Rarely does the patient or physician investigate and recognize a seasonal pattern to these complaints, unless there is a history of multiple recurrences. In my experience as an Environmental physician, many cases of vertigo are caused or associated with sensitivity to seasonal pollens. If sensitivity to tree pollens is a problem, a tendency to develop vertigo may occur in the spring. Likewise, grass pollen sensitivity may provoke summertime occurrences of vertigo, weed pollens may cause difficulty in the fall, and, even Mountain Cedar pollen may provoke sudden episodes around December and January. Surprisingly, this dizziness is not associated with the signs and symptoms usually expected of pollen allergy, such as nasal congestion or sneezing.
What also is of great interest is that many cases of vertigo can be controlled by using Dr. Joseph Miller's technique of viral neutralization with the influenza virus vaccine.

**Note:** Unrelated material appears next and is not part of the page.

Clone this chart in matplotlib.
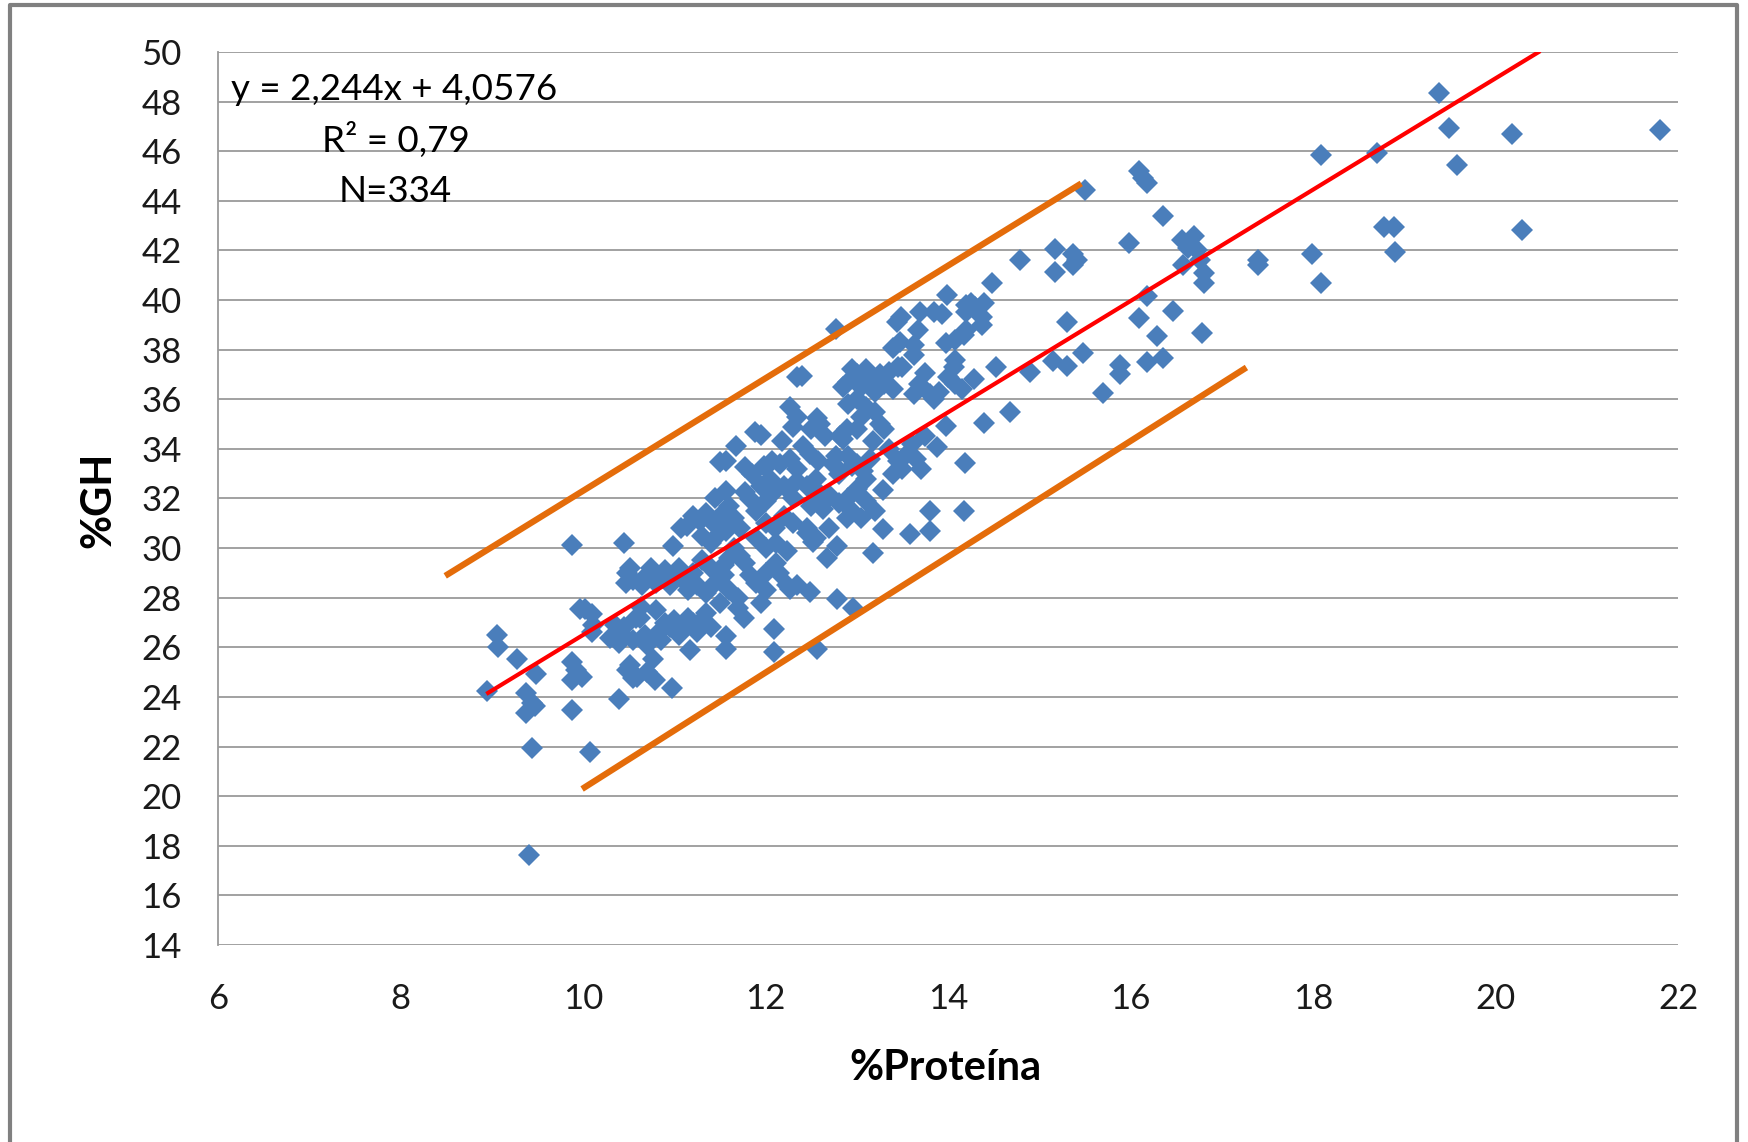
import matplotlib
matplotlib.use("Agg")
import matplotlib.pyplot as plt
from matplotlib.lines import Line2D

plt.rcParams["font.family"] = ["Lato", "DejaVu Sans"]

# puntos (%Proteína, %GH), por franjas de proteína
band_a = [(8.95, 24.25), (9.06, 26.49), (9.07, 26.02), (9.28, 25.51), (9.37, 24.17),
          (9.38, 23.36), (9.44, 23.75), (9.47, 23.63), (9.48, 24.92), (9.44, 21.95),
          (9.41, 17.62), (9.88, 30.13), (9.88, 25.42), (9.88, 24.7), (9.88, 23.47),
          (9.99, 24.8), (9.97, 27.55), (9.92, 25.1)]
band_b = [(10.02, 27.56), (10.1, 27.36), (10.11, 26.9), (10.08, 21.79), (10.1, 26.6),
          (10.3, 26.36), (10.39, 26.16), (10.4, 26.6), (10.39, 23.9), (10.45, 30.2),
          (10.48, 25.08), (10.59, 24.81), (10.47, 28.6), (10.48, 29.0), (10.52, 29.2),
          (10.55, 28.7), (10.35, 26.9), (10.45, 26.8), (10.55, 26.3), (10.58, 27.2),
          (10.52, 25.3), (10.55, 24.75)]
band_c = [(10.64, 27.63), (10.62, 27.17), (10.68, 26.49), (10.7, 25.01), (10.79, 24.68),
          (10.77, 25.51), (10.98, 24.38), (10.85, 26.7), (10.95, 26.8), (11.0, 27.1),
          (10.9, 27.0), (11.05, 26.5), (10.99, 30.08), (10.7, 28.9), (10.75, 29.2),
          (10.8, 28.6), (10.85, 28.9), (10.9, 29.1), (10.95, 28.5), (11.0, 28.8),
          (11.05, 29.2), (11.1, 28.7), (11.15, 28.3), (10.65, 28.5), (10.8, 27.5),
          (10.7, 26.1), (10.86, 26.3), (11.1, 26.8), (11.15, 27.2), (11.17, 25.9),
          (11.07, 30.8), (11.14, 30.9)]
band_d = [(11.2, 27.0), (11.3, 27.1), (11.25, 26.6), (11.4, 26.8), (11.35, 27.4),
          (11.57, 26.45), (11.57, 25.95), (11.76, 27.17), (11.7, 27.6), (11.21, 31.3),
          (11.28, 31.1), (11.35, 31.4), (11.43, 31.0), (11.5, 31.3), (11.3, 30.5),
          (11.4, 30.2), (11.5, 30.6), (11.57, 30.7), (11.65, 31.2), (11.72, 30.8),
          (11.65, 30.0), (11.72, 29.7), (11.78, 29.4), (11.6, 29.6), (11.4, 29.2),
          (11.3, 29.5), (11.2, 29.0), (11.25, 28.5), (11.35, 28.2), (11.45, 28.6),
          (11.55, 28.9), (11.6, 28.3), (11.7, 28.0), (11.5, 27.8), (11.68, 34.13),
          (11.5, 33.46), (11.57, 33.53), (11.78, 33.26), (11.57, 32.32), (11.78, 32.25),
          (11.45, 32.0), (11.6, 31.7), (11.55, 29.3)]
band_e = [(11.88, 34.69), (11.95, 34.55), (11.98, 33.3), (12.07, 33.5), (12.16, 33.4),
          (12.27, 33.6), (12.18, 34.3), (12.27, 35.69), (12.34, 35.3), (12.3, 34.9),
          (12.34, 36.89), (12.4, 36.95), (11.83, 31.99), (12.01, 31.9), (12.1, 32.3),
          (12.2, 32.5), (12.3, 32.0), (12.35, 32.7), (11.9, 31.5), (12.0, 31.0),
          (12.1, 30.8), (12.2, 31.3), (12.3, 31.0), (11.9, 30.4), (12.0, 30.0),
          (12.12, 30.2), (12.23, 29.9), (12.12, 29.4), (12.0, 29.0), (11.9, 28.6),
          (11.83, 28.9), (12.0, 28.3), (12.23, 28.5), (12.34, 28.5), (12.27, 28.36),
          (12.09, 26.75), (12.09, 25.8), (11.95, 27.8), (12.15, 29.0), (12.35, 33.2),
          (11.85, 33.0), (12.05, 32.8), (11.95, 32.5)]
band_f = [(12.45, 30.8), (12.52, 30.24), (12.67, 29.6), (12.78, 30.1), (12.49, 28.23),
          (12.78, 27.96), (12.96, 27.6), (12.56, 25.95), (12.56, 35.23), (12.41, 34.1),
          (12.49, 33.8), (12.74, 33.4), (12.8, 33.0), (12.77, 33.7), (12.71, 32.1),
          (12.63, 31.56), (12.45, 30.6), (12.82, 34.5), (12.89, 34.8), (12.85, 34.4),
          (12.45, 32.5), (12.55, 32.8), (12.6, 32.2), (12.5, 31.7), (12.58, 33.5),
          (12.65, 34.5), (12.5, 34.8), (12.6, 35.0), (12.77, 38.85), (12.9, 36.7),
          (12.95, 37.2), (12.85, 36.5), (12.9, 35.8), (12.9, 32.0), (12.95, 31.5),
          (12.89, 31.2), (12.8, 31.8), (12.55, 30.4), (12.7, 30.8), (12.95, 33.3),
          (12.9, 33.7)]
band_g = [(13.0, 37.0), (13.05, 36.5), (13.1, 37.2), (13.15, 36.8), (13.2, 36.3),
          (13.25, 37.0), (13.3, 36.6), (13.35, 37.1), (13.4, 36.4), (13.45, 37.3),
          (13.0, 36.0), (13.1, 35.7), (13.2, 35.5), (13.25, 35.0), (13.3, 34.8),
          (13.18, 34.3), (13.4, 38.07), (13.44, 39.1), (13.48, 39.3), (13.47, 38.3),
          (13.5, 37.3), (13.5, 33.2), (13.55, 33.8), (13.45, 33.5), (13.0, 33.4),
          (13.07, 33.1), (13.29, 32.33), (13.0, 32.4), (13.1, 31.9), (13.2, 31.5),
          (13.29, 30.76), (13.18, 29.8), (13.05, 31.2), (13.1, 32.8), (13.15, 33.6),
          (13.0, 34.8), (13.05, 35.3), (13.35, 34.0), (13.4, 33.0)]
band_h = [(13.69, 39.5), (13.67, 38.8), (13.85, 39.5), (13.93, 39.45), (13.99, 40.2),
          (13.98, 38.27), (14.08, 38.4), (14.17, 38.6), (13.63, 38.2), (13.63, 37.8),
          (14.08, 37.6), (14.06, 37.3), (13.75, 37.06), (13.68, 36.6), (13.63, 36.2),
          (13.8, 36.2), (13.9, 36.3), (14.08, 36.6), (14.15, 36.4), (13.85, 36.0),
          (13.98, 34.93), (13.88, 34.07), (14.19, 33.43), (13.6, 34.2), (13.65, 33.6),
          (13.7, 33.2), (13.58, 30.56), (13.8, 30.7), (13.8, 31.5), (14.17, 31.5),
          (13.75, 34.5), (14.0, 36.9)]
band_i = [(14.2, 39.8), (14.25, 39.9), (14.3, 39.7), (14.39, 39.9), (14.37, 39.3),
          (14.37, 39.0), (14.2, 39.5), (14.48, 40.67), (14.53, 37.3), (14.39, 35.03),
          (14.68, 35.5), (14.79, 41.6), (14.9, 37.1), (14.28, 36.8), (14.2, 38.8)]
band_j = [(15.17, 42.07), (15.37, 41.87), (15.41, 41.6), (15.37, 41.4), (15.17, 41.15),
          (15.5, 44.45), (15.3, 39.13), (15.48, 37.85), (15.15, 37.53), (15.3, 37.33),
          (15.88, 37.4), (15.88, 37.0), (15.7, 36.27), (15.98, 42.3)]
band_k = [(16.09, 45.19), (16.14, 44.92), (16.18, 44.72), (16.36, 43.38), (16.56, 42.43),
          (16.69, 42.57), (16.63, 42.1), (16.73, 42.03), (16.58, 41.42), (16.76, 41.63),
          (16.8, 41.09), (16.8, 40.7), (16.18, 40.15), (16.09, 39.27), (16.47, 39.54),
          (16.29, 38.53), (16.78, 38.67), (16.18, 37.52), (16.36, 37.66)]
band_l = [(17.4, 41.6), (17.4, 41.4), (17.99, 41.84), (18.09, 40.7), (18.09, 45.84),
          (18.7, 45.91), (18.78, 42.95), (18.89, 42.95), (18.9, 41.95), (19.38, 48.35),
          (19.49, 46.95), (19.58, 45.44), (20.18, 46.71), (20.29, 42.82), (21.8, 46.87)]

points = (band_a + band_b + band_c + band_d + band_e + band_f
          + band_g + band_h + band_i + band_j + band_k + band_l)
protein = [p[0] for p in points]
gh = [p[1] for p in points]

# recta de regresión (ecuación del gráfico) y líneas de banda
SLOPE = 2.244
INTERCEPT = 4.0576
reg_x = [8.96, 20.47]
upper_x, upper_y = [8.49, 15.46], [28.88, 44.70]
lower_x, lower_y = [9.99, 17.27], [20.29, 37.28]

x_ticks = list(range(6, 23, 2))
y_ticks = list(range(14, 51, 2))

fig = plt.figure(figsize=(17.48, 11.42), dpi=100)
ax = fig.add_axes([0.1247, 0.1725, 0.8353, 0.782])

ax.plot(protein, gh, linestyle="none", marker="D", ms=11, mew=0,
        color="#4a7ebb", zorder=2)
ax.plot(reg_x, [SLOPE * x + INTERCEPT for x in reg_x], color="#ff0000",
        lw=3, zorder=3)
ax.plot(upper_x, upper_y, color="#e46c0a", lw=4.5, solid_capstyle="butt", zorder=3)
ax.plot(lower_x, lower_y, color="#e46c0a", lw=4.5, solid_capstyle="butt", zorder=3)

ax.set_xlim(6, 22)
ax.set_ylim(14, 50)
ax.set_xticks(x_ticks)
ax.set_yticks(y_ticks)
ax.grid(axis="y", color="#9a9a9a", lw=1.3)
ax.set_axisbelow(True)
for side in ["top", "right", "bottom"]:
    ax.spines[side].set_visible(False)
ax.spines["left"].set_color("#9a9a9a")
ax.spines["left"].set_linewidth(1.3)
ax.tick_params(axis="both", length=0, labelsize=25, colors="#1a1a1a")
ax.tick_params(axis="y", pad=26)
ax.tick_params(axis="x", pad=27)

ax.text(6.14, 48.5, "y = 2,244x + 4,0576", fontsize=26.5, ha="left", va="center")
ax.text(7.95, 46.45, "R² = 0,79", fontsize=26.5, ha="center", va="center")
ax.text(7.94, 44.38, "N=334", fontsize=26.5, ha="center", va="center")

fig.text(0.541, 0.065, "%Proteína", fontsize=30, fontweight="bold",
         ha="center", va="center")
fig.text(0.056, 0.562, "%GH", fontsize=30, fontweight="bold", rotation=90,
         ha="center", va="center")

# marco exterior gris
fig.add_artist(Line2D([0.0055, 0.0055, 0.9935, 0.9935], [0.0, 0.9955, 0.9955, 0.0],
                      transform=fig.transFigure, color="#808080", lw=3))

fig.savefig("out.png", dpi=100)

What this suggests is that when the body is stressed, it compromises the immune system's ability to control many of the ever-present germs that live in our body. In the case of vertigo, the Herpes Simplex Virus (HSV-1) seems to be especially important.
To summarize, the Center for Occupational & Environmental Medicine recognizes that seasonal exacerbation of the Herpes Simplex Virus by multiple pollens is the most common cause of Vertigo. Control of the patient's pollen allergy is an effective way to manage recurrent Vertigo.